## BEGIN Data for this task

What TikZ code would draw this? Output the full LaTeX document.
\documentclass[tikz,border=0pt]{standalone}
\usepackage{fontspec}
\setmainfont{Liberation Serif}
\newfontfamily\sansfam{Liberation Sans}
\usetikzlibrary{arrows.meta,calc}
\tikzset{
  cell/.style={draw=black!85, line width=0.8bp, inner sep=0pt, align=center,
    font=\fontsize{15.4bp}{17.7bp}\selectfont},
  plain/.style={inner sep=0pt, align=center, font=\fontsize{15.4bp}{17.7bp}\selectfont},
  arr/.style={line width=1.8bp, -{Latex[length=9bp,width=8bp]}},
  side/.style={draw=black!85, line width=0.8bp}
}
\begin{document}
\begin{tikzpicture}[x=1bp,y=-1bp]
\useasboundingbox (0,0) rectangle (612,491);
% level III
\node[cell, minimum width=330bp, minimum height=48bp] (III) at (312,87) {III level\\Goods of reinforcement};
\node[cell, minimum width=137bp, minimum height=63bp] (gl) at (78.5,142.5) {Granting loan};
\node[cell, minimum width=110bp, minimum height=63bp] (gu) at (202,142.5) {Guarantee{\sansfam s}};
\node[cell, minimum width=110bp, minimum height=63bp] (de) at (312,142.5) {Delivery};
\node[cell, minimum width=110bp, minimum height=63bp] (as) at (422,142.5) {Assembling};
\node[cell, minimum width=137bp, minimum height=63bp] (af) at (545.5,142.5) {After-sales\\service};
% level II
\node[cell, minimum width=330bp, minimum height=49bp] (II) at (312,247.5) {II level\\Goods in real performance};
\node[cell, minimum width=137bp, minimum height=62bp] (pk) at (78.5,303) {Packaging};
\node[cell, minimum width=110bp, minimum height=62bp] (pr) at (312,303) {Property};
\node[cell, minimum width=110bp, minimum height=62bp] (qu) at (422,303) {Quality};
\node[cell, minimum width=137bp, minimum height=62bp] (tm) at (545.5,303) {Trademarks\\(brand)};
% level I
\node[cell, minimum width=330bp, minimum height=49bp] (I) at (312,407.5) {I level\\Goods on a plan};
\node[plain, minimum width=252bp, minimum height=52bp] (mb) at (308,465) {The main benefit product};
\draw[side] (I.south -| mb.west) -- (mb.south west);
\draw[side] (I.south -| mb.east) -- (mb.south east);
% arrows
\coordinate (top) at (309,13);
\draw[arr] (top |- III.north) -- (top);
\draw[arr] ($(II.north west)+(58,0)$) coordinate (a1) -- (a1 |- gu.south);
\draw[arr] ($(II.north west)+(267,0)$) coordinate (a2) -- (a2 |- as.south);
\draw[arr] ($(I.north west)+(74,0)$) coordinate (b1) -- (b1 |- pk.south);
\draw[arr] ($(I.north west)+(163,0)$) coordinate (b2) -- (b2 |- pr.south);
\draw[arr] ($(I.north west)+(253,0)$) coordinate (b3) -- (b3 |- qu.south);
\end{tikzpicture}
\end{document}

## END Data for this task
## BEGIN Data for this task

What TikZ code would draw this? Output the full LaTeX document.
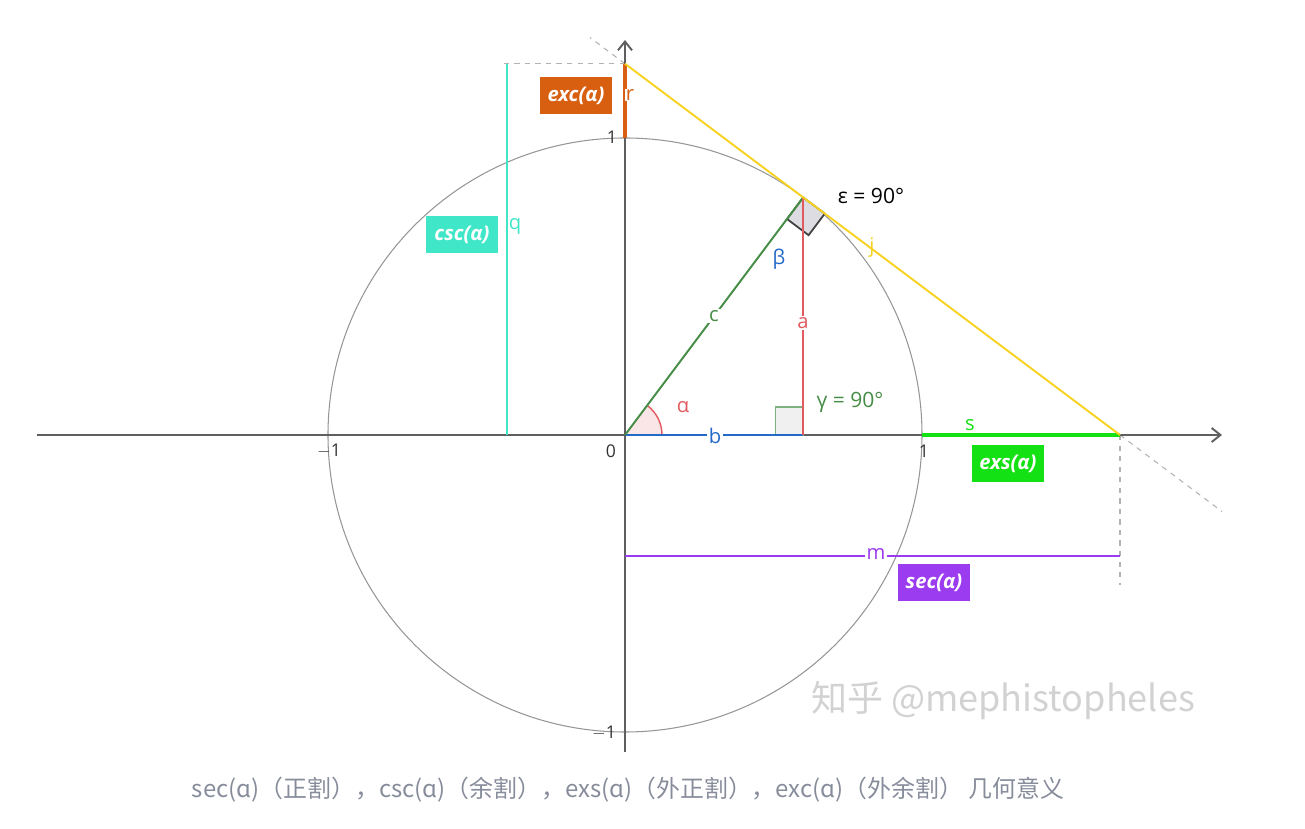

## END Data for this task
## BEGIN Data for this task

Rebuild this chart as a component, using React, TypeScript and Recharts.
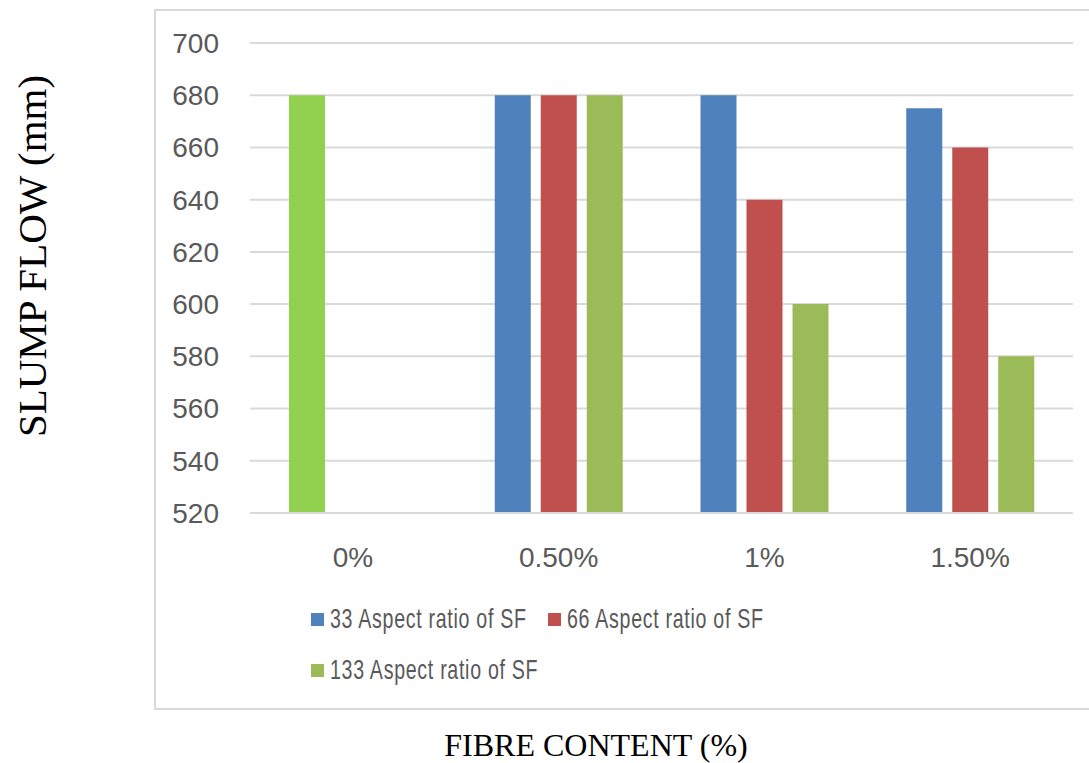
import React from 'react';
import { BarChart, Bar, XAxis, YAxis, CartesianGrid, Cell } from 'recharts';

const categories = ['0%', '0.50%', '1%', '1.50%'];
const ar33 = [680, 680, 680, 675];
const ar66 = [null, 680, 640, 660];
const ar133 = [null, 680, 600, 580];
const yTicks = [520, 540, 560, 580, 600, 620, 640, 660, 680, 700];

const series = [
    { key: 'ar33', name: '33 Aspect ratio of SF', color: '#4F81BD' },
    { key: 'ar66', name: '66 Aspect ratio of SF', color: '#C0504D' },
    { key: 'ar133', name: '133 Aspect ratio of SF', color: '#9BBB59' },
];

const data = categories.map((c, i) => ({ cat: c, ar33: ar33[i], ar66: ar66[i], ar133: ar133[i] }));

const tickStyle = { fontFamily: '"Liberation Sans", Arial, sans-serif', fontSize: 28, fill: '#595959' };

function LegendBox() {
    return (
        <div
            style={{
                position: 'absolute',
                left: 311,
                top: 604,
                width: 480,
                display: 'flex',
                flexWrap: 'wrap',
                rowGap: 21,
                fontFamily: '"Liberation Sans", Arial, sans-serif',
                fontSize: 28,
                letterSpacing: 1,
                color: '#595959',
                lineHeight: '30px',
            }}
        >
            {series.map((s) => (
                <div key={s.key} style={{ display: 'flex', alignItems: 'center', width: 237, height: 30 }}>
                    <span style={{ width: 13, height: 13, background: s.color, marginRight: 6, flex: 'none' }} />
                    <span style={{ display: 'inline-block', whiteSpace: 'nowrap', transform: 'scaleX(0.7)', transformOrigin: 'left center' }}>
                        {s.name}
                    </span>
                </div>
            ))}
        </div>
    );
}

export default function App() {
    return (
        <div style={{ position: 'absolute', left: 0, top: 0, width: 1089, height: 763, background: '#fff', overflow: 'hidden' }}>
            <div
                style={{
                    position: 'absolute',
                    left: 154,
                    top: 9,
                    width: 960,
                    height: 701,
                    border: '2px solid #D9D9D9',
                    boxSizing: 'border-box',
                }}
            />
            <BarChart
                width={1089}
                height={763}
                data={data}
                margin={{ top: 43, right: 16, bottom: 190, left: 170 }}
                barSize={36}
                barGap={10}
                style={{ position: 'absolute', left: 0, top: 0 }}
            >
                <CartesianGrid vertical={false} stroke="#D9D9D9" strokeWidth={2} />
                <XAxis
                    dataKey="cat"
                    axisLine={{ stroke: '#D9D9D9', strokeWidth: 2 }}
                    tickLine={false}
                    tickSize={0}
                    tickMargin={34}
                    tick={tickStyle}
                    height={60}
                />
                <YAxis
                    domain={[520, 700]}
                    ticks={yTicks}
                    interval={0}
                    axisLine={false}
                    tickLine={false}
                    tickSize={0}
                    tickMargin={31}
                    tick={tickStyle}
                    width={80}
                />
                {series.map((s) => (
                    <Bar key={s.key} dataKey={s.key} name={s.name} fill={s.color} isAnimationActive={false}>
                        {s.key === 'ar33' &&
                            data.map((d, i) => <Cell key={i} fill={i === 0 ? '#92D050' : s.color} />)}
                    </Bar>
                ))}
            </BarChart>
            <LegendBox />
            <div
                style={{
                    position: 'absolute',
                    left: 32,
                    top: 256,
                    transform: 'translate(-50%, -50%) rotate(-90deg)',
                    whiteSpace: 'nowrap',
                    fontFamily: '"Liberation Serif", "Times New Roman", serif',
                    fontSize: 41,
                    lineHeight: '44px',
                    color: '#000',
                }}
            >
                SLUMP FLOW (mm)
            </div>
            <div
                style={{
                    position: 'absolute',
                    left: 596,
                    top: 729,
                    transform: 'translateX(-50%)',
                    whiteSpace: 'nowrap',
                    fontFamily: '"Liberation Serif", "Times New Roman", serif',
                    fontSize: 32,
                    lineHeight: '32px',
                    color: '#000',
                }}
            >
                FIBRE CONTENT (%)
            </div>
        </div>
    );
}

## END Data for this task

Request: Across the data above, how many lines include the word "React"? Give only the count.

Response: 2